À 160 km au nord de Bagdad, des milliers de soldats, appuyés par l'armée de l'air, ont lancé samedi l'offensive sur Tikrit, ancien fief de Saddam Hussein, prise le 11 juin par des insurgés sunnites.

Les combattants, menés par les jihadistes de l'État islamique en Irak et au Levant (EIIL), se sont emparés depuis le début de leur offensive fulgurante d'importantes portions de territoires dans le nord et l'ouest de l'Irak.

«Une vaste opération militaire a commencé aujourd'hui pour chasser l'EIIL de Tikrit», a déclaré le général Sabah Fatlawi à l'AFP. Il a fait état de «centaines de blindés et de milliers de soldats avançant, ainsi qu'une équipe de démineurs sur la route depuis Dejla», localité située à 20 km au sud de Tikrit.
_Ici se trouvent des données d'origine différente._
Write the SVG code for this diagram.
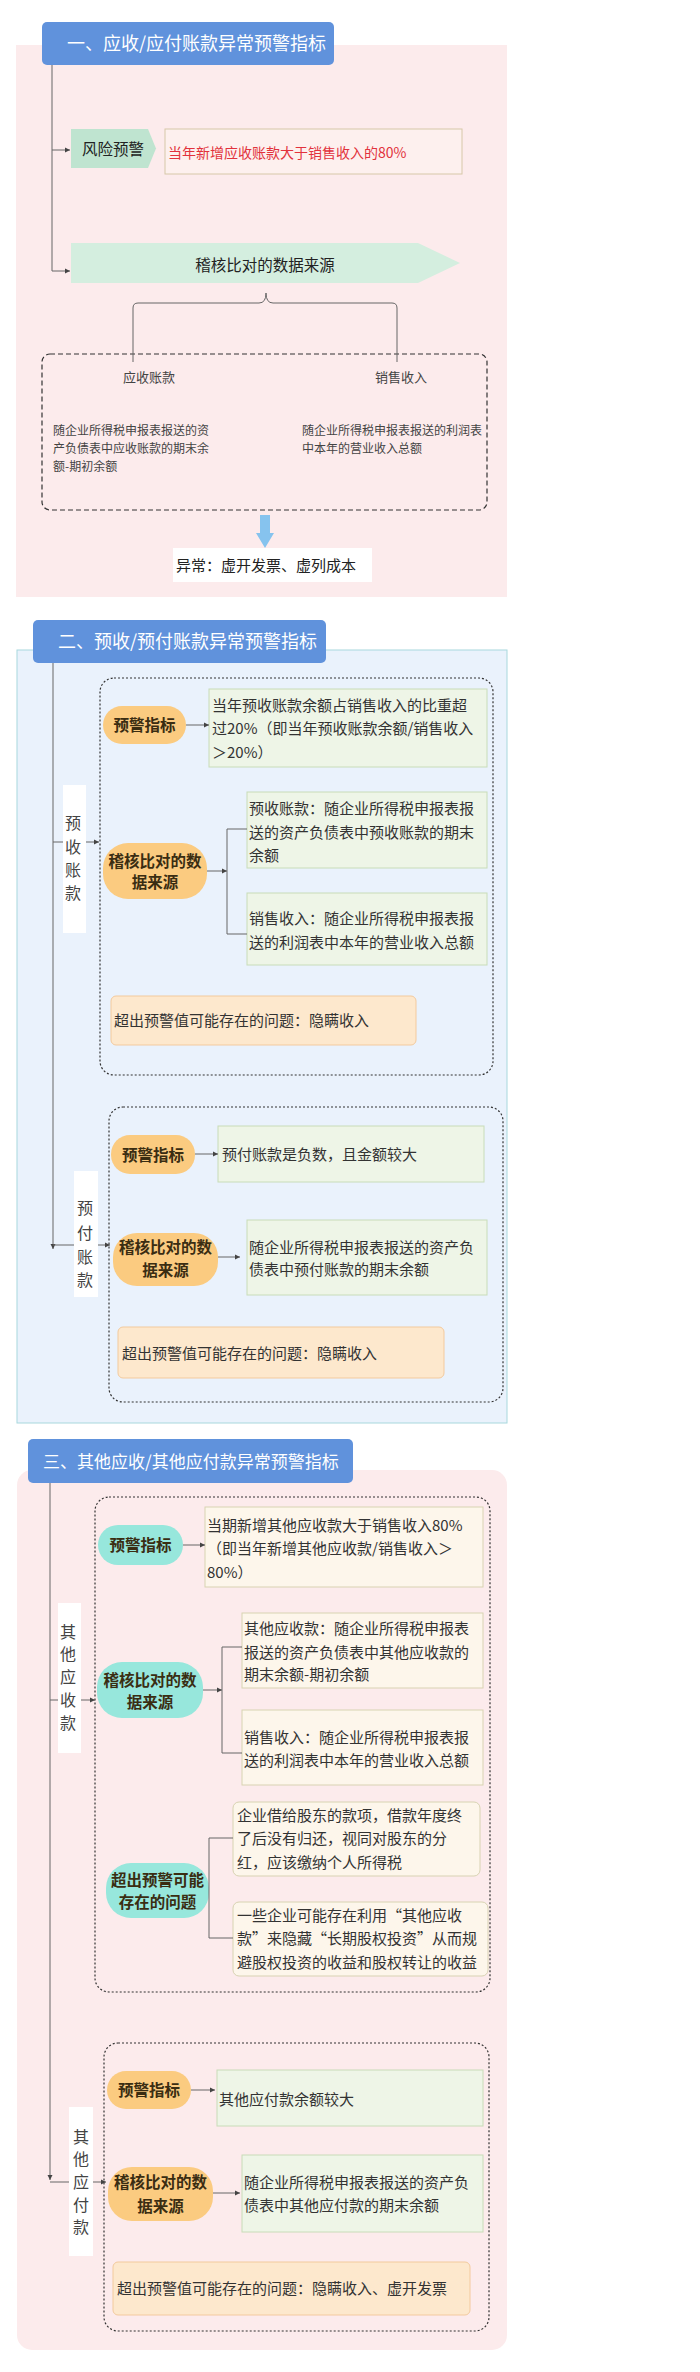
<svg xmlns="http://www.w3.org/2000/svg" width="700" height="2372" viewBox="0 0 700 2372">
<defs>
<style>
text{font-family:"Noto Sans CJK SC","Noto Sans",sans-serif;fill:#333}
.title{font-size:18px;fill:#fff}
.t15{font-size:15px}
.t12{font-size:12px;fill:#444}
.pill{font-size:15.5px;font-weight:bold;fill:#3a2d12;text-anchor:middle}
.vl{font-size:16px;fill:#444;text-anchor:middle}
.tbar{fill:#6092DC}
.gbox{fill:#EEF5E7;stroke:#C8DCB8;stroke-width:1}
.cbox{fill:#FDF6EB;stroke:#D8D3B2;stroke-width:1}
.obox{fill:#FDE8CD;stroke:#F3CA9D;stroke-width:1}
.opill{fill:#FBCB80}
.tpill{fill:#97E7DC}
.dot{fill:none;stroke:#333;stroke-width:1.2;stroke-dasharray:2 2}
.lab{fill:#fff}
.ln{fill:none;stroke:#666;stroke-width:1}
</style>
<marker id="ah" markerWidth="6" markerHeight="6" refX="5" refY="3" orient="auto" markerUnits="userSpaceOnUse"><path d="M0,0.5 L5,3 L0,5.5 z" fill="#444"/></marker>
</defs>
<rect width="700" height="2372" fill="#fff"/>

<!-- Section 1 -->
<g id="sec1-bg"><rect x="16" y="45" width="491" height="552" fill="#FCEBEC"/></g>
<g id="sec1-title"><rect class="tbar" x="42" y="22" width="292" height="43" rx="5"/><text class="title" x="67" y="50">一、应收/应付账款异常预警指标</text></g>
<g id="risk"><polygon points="71,129 148,129 156,148.5 148,168 71,168" fill="#BFE4D0"/><text x="82" y="154.5" style="font-size:15.5px;fill:#222">风险预警</text></g>
<g id="risk-text"><rect x="165" y="129" width="297" height="45" fill="#FDF0EE" stroke="#D6C8A8"/><text x="168" y="157.5" style="font-size:14px;fill:#E2323C">当年新增应收账款大于销售收入的80%</text></g>
<g id="source1"><polygon points="71,243 418,243 460,263 418,283 71,283" fill="#D4EEDF"/><text x="265" y="270.5" text-anchor="middle" style="font-size:15.5px;fill:#222">稽核比对的数据来源</text></g>
<g id="source1-detail">
<rect x="42" y="354" width="445" height="156" rx="8" fill="none" stroke="#333" stroke-width="1.2" stroke-dasharray="5 3"/>
<text x="123" y="382" style="font-size:13px;fill:#444">应收账款</text>
<text x="375" y="382" style="font-size:13px;fill:#444">销售收入</text>
<text class="t12" x="53" y="434.5">随企业所得税申报表报送的资</text>
<text class="t12" x="53" y="452.5">产负债表中应收账款的期末余</text>
<text class="t12" x="53" y="471">额-期初余额</text>
<text class="t12" x="302" y="434.5">随企业所得税申报表报送的利润表</text>
<text class="t12" x="302" y="452.5">中本年的营业收入总额</text>
</g>
<g id="abnormal1"><rect x="173" y="548" width="199" height="34" fill="#fff"/><text class="t15" x="176" y="571" style="fill:#222">异常：虚开发票、虚列成本</text></g>

<!-- Section 2 -->
<g id="sec2-bg"><rect x="17" y="650" width="490" height="773" fill="#EAF2FC" stroke="#A8D8DD"/></g>
<g id="sec2-title"><rect class="tbar" x="33" y="620" width="293" height="43" rx="5"/><text class="title" x="58" y="648">二、预收/预付账款异常预警指标</text></g>
<g id="lab-yushou"><rect class="lab" x="63" y="785" width="23" height="148"/>
<text class="vl" x="73" y="829">预</text><text class="vl" x="73" y="853">收</text><text class="vl" x="73" y="876">账</text><text class="vl" x="73" y="899">款</text></g>
<g id="grp-yushou"><rect class="dot" x="100" y="678" width="393" height="397" rx="14"/></g>
<g id="p2a"><rect class="opill" x="103" y="706" width="83" height="38" rx="19"/><text class="pill" x="144.5" y="731">预警指标</text></g>
<g id="b2a"><rect class="gbox" x="209" y="689" width="278" height="78"/>
<text class="t15" x="212" y="710.5">当年预收账款余额占销售收入的比重超</text>
<text class="t15" x="212" y="733.5">过20%（即当年预收账款余额/销售收入</text>
<text class="t15" x="212" y="757.5">＞20%）</text></g>
<g id="p2b"><rect class="opill" x="103" y="843" width="104" height="56" rx="25"/><text class="pill" x="155" y="866.5">稽核比对的数</text><text class="pill" x="155" y="888">据来源</text></g>
<g id="b2b"><rect class="gbox" x="247" y="792" width="240" height="76"/>
<text class="t15" x="249" y="813.5">预收账款：随企业所得税申报表报</text>
<text class="t15" x="249" y="837.5">送的资产负债表中预收账款的期末</text>
<text class="t15" x="249" y="860.5">余额</text></g>
<g id="b2c"><rect class="gbox" x="247" y="893" width="240" height="72"/>
<text class="t15" x="249" y="923.5">销售收入：随企业所得税申报表报</text>
<text class="t15" x="249" y="947.5">送的利润表中本年的营业收入总额</text></g>
<g id="b2d"><rect class="obox" x="111" y="996" width="305" height="49" rx="5"/><text class="t15" x="114" y="1025.5">超出预警值可能存在的问题：隐瞒收入</text></g>

<g id="lab-yufu"><rect class="lab" x="74" y="1171" width="24" height="126"/>
<text class="vl" x="85" y="1214">预</text><text class="vl" x="85" y="1239">付</text><text class="vl" x="85" y="1263">账</text><text class="vl" x="85" y="1286">款</text></g>
<g id="grp-yufu"><rect class="dot" x="109" y="1107" width="394" height="295" rx="14"/></g>
<g id="p2e"><rect class="opill" x="111" y="1135" width="84" height="39" rx="19"/><text class="pill" x="153" y="1160.5">预警指标</text></g>
<g id="b2e"><rect class="gbox" x="218" y="1126" width="266" height="56"/><text class="t15" x="222" y="1159.5">预付账款是负数，且金额较大</text></g>
<g id="p2f"><rect class="opill" x="113" y="1233" width="105" height="53" rx="24"/><text class="pill" x="165.5" y="1252.5">稽核比对的数</text><text class="pill" x="165.5" y="1275.5">据来源</text></g>
<g id="b2f"><rect class="gbox" x="247" y="1220" width="240" height="75"/>
<text class="t15" x="249" y="1252.5">随企业所得税申报表报送的资产负</text>
<text class="t15" x="249" y="1274.5">债表中预付账款的期末余额</text></g>
<g id="b2g"><rect class="obox" x="118" y="1327" width="326" height="51" rx="5"/><text class="t15" x="122" y="1358.5">超出预警值可能存在的问题：隐瞒收入</text></g>

<!-- Section 3 -->
<g id="sec3-bg"><rect x="17" y="1470" width="490" height="880" rx="15" fill="#FCEBEC"/></g>
<g id="sec3-title"><rect class="tbar" x="28" y="1439" width="325" height="44" rx="5"/><text class="title" x="43" y="1467.5" style="font-size:17px">三、其他应收/其他应付款异常预警指标</text></g>
<g id="lab-qtys"><rect class="lab" x="58" y="1603" width="23" height="150"/>
<text class="vl" x="68" y="1638">其</text><text class="vl" x="68" y="1660">他</text><text class="vl" x="68" y="1683">应</text><text class="vl" x="68" y="1706">收</text><text class="vl" x="68" y="1729">款</text></g>
<g id="grp-qtys"><rect class="dot" x="95" y="1497" width="395" height="495" rx="14"/></g>
<g id="p3a"><rect class="tpill" x="98" y="1525" width="85" height="40" rx="20"/><text class="pill" x="140.5" y="1551">预警指标</text></g>
<g id="b3a"><rect class="cbox" x="205" y="1507" width="278" height="80"/>
<text class="t15" x="207" y="1530.5">当期新增其他应收款大于销售收入80%</text>
<text class="t15" x="207" y="1553.5">（即当年新增其他应收款/销售收入＞</text>
<text class="t15" x="207" y="1577.5">80%）</text></g>
<g id="p3b"><rect class="tpill" x="97" y="1662" width="106" height="56" rx="25"/><text class="pill" x="150" y="1686">稽核比对的数</text><text class="pill" x="150" y="1708">据来源</text></g>
<g id="b3b"><rect class="cbox" x="242" y="1613" width="241" height="75"/>
<text class="t15" x="244" y="1633.5">其他应收款：随企业所得税申报表</text>
<text class="t15" x="244" y="1657.5">报送的资产负债表中其他应收款的</text>
<text class="t15" x="244" y="1679.5">期末余额-期初余额</text></g>
<g id="b3c"><rect class="cbox" x="242" y="1710" width="241" height="75"/>
<text class="t15" x="244" y="1742.5">销售收入：随企业所得税申报表报</text>
<text class="t15" x="244" y="1765.5">送的利润表中本年的营业收入总额</text></g>
<g id="p3c"><rect class="tpill" x="106" y="1863" width="103" height="55" rx="25"/><text class="pill" x="157.5" y="1886">超出预警可能</text><text class="pill" x="157.5" y="1908">存在的问题</text></g>
<g id="b3d"><rect class="cbox" x="233" y="1802" width="247" height="74" rx="6"/>
<text class="t15" x="237" y="1820.5">企业借给股东的款项，借款年度终</text>
<text class="t15" x="237" y="1843.5">了后没有归还，视同对股东的分</text>
<text class="t15" x="237" y="1867.5">红，应该缴纳个人所得税</text></g>
<g id="b3e"><rect class="cbox" x="233" y="1902" width="255" height="74" rx="6"/>
<text class="t15" x="237" y="1920.5">一些企业可能存在利用“其他应收</text>
<text class="t15" x="237" y="1943.5">款”来隐藏“长期股权投资”从而规</text>
<text class="t15" x="237" y="1967.5">避股权投资的收益和股权转让的收益</text></g>

<g id="lab-qtyf"><rect class="lab" x="69" y="2107" width="24" height="149"/>
<text class="vl" x="81" y="2143">其</text><text class="vl" x="81" y="2165">他</text><text class="vl" x="81" y="2188">应</text><text class="vl" x="81" y="2211">付</text><text class="vl" x="81" y="2233">款</text></g>
<g id="grp-qtyf"><rect class="dot" x="104" y="2043" width="385" height="288" rx="14"/></g>
<g id="p3f"><rect class="opill" x="107" y="2071" width="84" height="38" rx="19"/><text class="pill" x="149" y="2096">预警指标</text></g>
<g id="b3f"><rect class="gbox" x="217" y="2070" width="266" height="56"/><text class="t15" x="219" y="2104.5">其他应付款余额较大</text></g>
<g id="p3g"><rect class="opill" x="108" y="2167" width="105" height="54" rx="24"/><text class="pill" x="160.5" y="2188">稽核比对的数</text><text class="pill" x="160.5" y="2212">据来源</text></g>
<g id="b3g"><rect class="gbox" x="242" y="2155" width="241" height="77"/>
<text class="t15" x="244" y="2187.5">随企业所得税申报表报送的资产负</text>
<text class="t15" x="244" y="2210.5">债表中其他应付款的期末余额</text></g>
<g id="b3h"><rect class="obox" x="113" y="2262" width="357" height="53" rx="5"/><text class="t15" x="117" y="2293.5">超出预警值可能存在的问题：隐瞒收入、虚开发票</text></g>

<!-- Connectors -->
<g id="connectors">
<path class="ln" d="M52,65 V271 H70" marker-end="url(#ah)"/>
<path class="ln" d="M52,150 H70" marker-end="url(#ah)"/>
<path class="ln" d="M133,362 V308 Q133,303 138,303 H259 Q266,303 266,293 Q266,303 273,303 H392 Q397,303 397,308 V362"/>
<polygon points="260,515 270,515 270,533 274,533 265,548 256,533 260,533" fill="#86C3EE"/>

<path class="ln" d="M53,663 V1249" marker-end="url(#ah)"/>
<path class="ln" d="M53,842 H63"/>
<path class="ln" d="M86,842 H99" marker-end="url(#ah)"/>
<path class="ln" d="M186,725 H209" marker-end="url(#ah)"/>
<path class="ln" d="M207,871 H227" marker-end="url(#ah)"/>
<path class="ln" d="M247,829 H227 V934 H247"/>
<path class="ln" d="M53,1245 H74"/>
<path class="ln" d="M98,1245 H110" marker-end="url(#ah)"/>
<path class="ln" d="M195,1154 H218" marker-end="url(#ah)"/>
<path class="ln" d="M218,1257 H240" marker-end="url(#ah)"/>

<path class="ln" d="M50,1483 V2180" marker-end="url(#ah)"/>
<path class="ln" d="M50,1700 H58"/>
<path class="ln" d="M81,1700 H95" marker-end="url(#ah)"/>
<path class="ln" d="M183,1545 H205" marker-end="url(#ah)"/>
<path class="ln" d="M203,1690 H222" marker-end="url(#ah)"/>
<path class="ln" d="M242,1647 H222 V1753 H242"/>
<path class="ln" d="M233,1838 H209 V1938 H233"/>
<path class="ln" d="M50,2182 H69"/>
<path class="ln" d="M93,2182 H106" marker-end="url(#ah)"/>
<path class="ln" d="M191,2090 H215" marker-end="url(#ah)"/>
<path class="ln" d="M213,2193 H240" marker-end="url(#ah)"/>
</g>
</svg>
Des témoins ont pour leur part indiqué que les forces gouvernementales et les insurgés de l'EIIL s'affrontaient à Dejla, d'autres faisant état de l'arrivée de l'armée aux abords de Tikrit depuis l'ouest où de violents combats opposaient les deux camps.

Samedi soir, une source militaire a indiqué à l'AFP que les combats se poursuivaient à l'ouest de Tikrit.

Jeudi, l'armée avait repris l'université de Tikrit, sur la route menant vers Baïji (au nord). Selon le général Qassem Atta, conseiller de M. Maliki pour la sécurité, l'armée contrôle également désormais la route menant de Bagdad à Samarra, au sud de Tikrit, et mène des raids aériens sur les repaires des insurgés.

Plus au sud, des combats ont fait samedi 20 morts parmi les forces gouvernementales et 53 parmi les insurgés dans les provinces de Babylone et Al-Anbar, selon une source militaire.

Il y a une coordination avec les États-Unis «sur le terrain pour étudier les cibles importantes», a indiqué le général Atta, sans plus de détails.

Véritable dialogue national

L'Irak réclame depuis plusieurs semaines des frappes aériennes américaines contre les insurgés, mais les États-Unis se sont pour l'instant contentés d'envoyer 300 conseillers militaires et d'annoncer un plan de 500 millions de dollars pour armer et entraîner des rebelles modérés en Syrie voisine afin qu'ils participent à la lutte en Irak contre l'EIIL.

En Syrie, ce groupe s'est en effet attiré les foudres de la rébellion dans son ensemble en raison de ses exactions et de sa volonté d'hégémonie, et des combats entre ces anciens alliés ont fait des milliers de morts depuis janvier.

Samedi encore, des rebelles islamistes et la branche syrienne d'Al-Qaïda ont lancé une attaque contre l'EIIL pour chasser ce groupe de Boukamal, principale localité syrienne à la frontière avec l'Irak.

D'autre part, le porte-parole du ministère irakien de la Défense Mohamed al-Askari a annoncé samedi que l'Irak avait reçu de la Russie des avions de combat Soukhoi, selon la chaîne officielle Al-Iraqiya qui ne précise pas le nombre d'appareils livrés à Bagdad.

À Damas, le vice-ministre russe des Affaires étrangères, Sergueï Ryabkov, a souligné que Moscou ne resterait pas «les bras croisés» face à l'offensive des jihadistes, tout en insistant sur le fait qu'en Irak comme en Syrie, la solution ne pouvait venir que d'un «véritable dialogue national».

Partisan de la première heure d'une solution militaire et accusé d'avoir marginalisé la population sunnite, le premier ministre Maliki, un chiite, s'est rallié cette semaine à cette idée d'une solution politique, parallèlement à l'action de l'armée, cédant aux multiples appels internationaux en ce sens.

Le grand ayatollah Ali Al-Sistani, plus haute autorité religieuse chiite d'Irak, a lui aussi appelé à l'unité et à la mise en place d'un nouveau gouvernement.

Le Parlement issu des élections d'avril doit se réunir mardi pour déclencher la formation d'un gouvernement, mais ce processus, qui doit commencer par l'élection d'un président de la République, risque d'être long.

Les appels à l'unité ont de plus été tempérés vendredi par le président de la région autonome du Kurdistan Massoud Barzani, selon qui le contrôle exercé désormais par ses forces sur la ville disputée de Kirkouk, dans une zone riche en pétrole, ne saurait plus être remis en cause.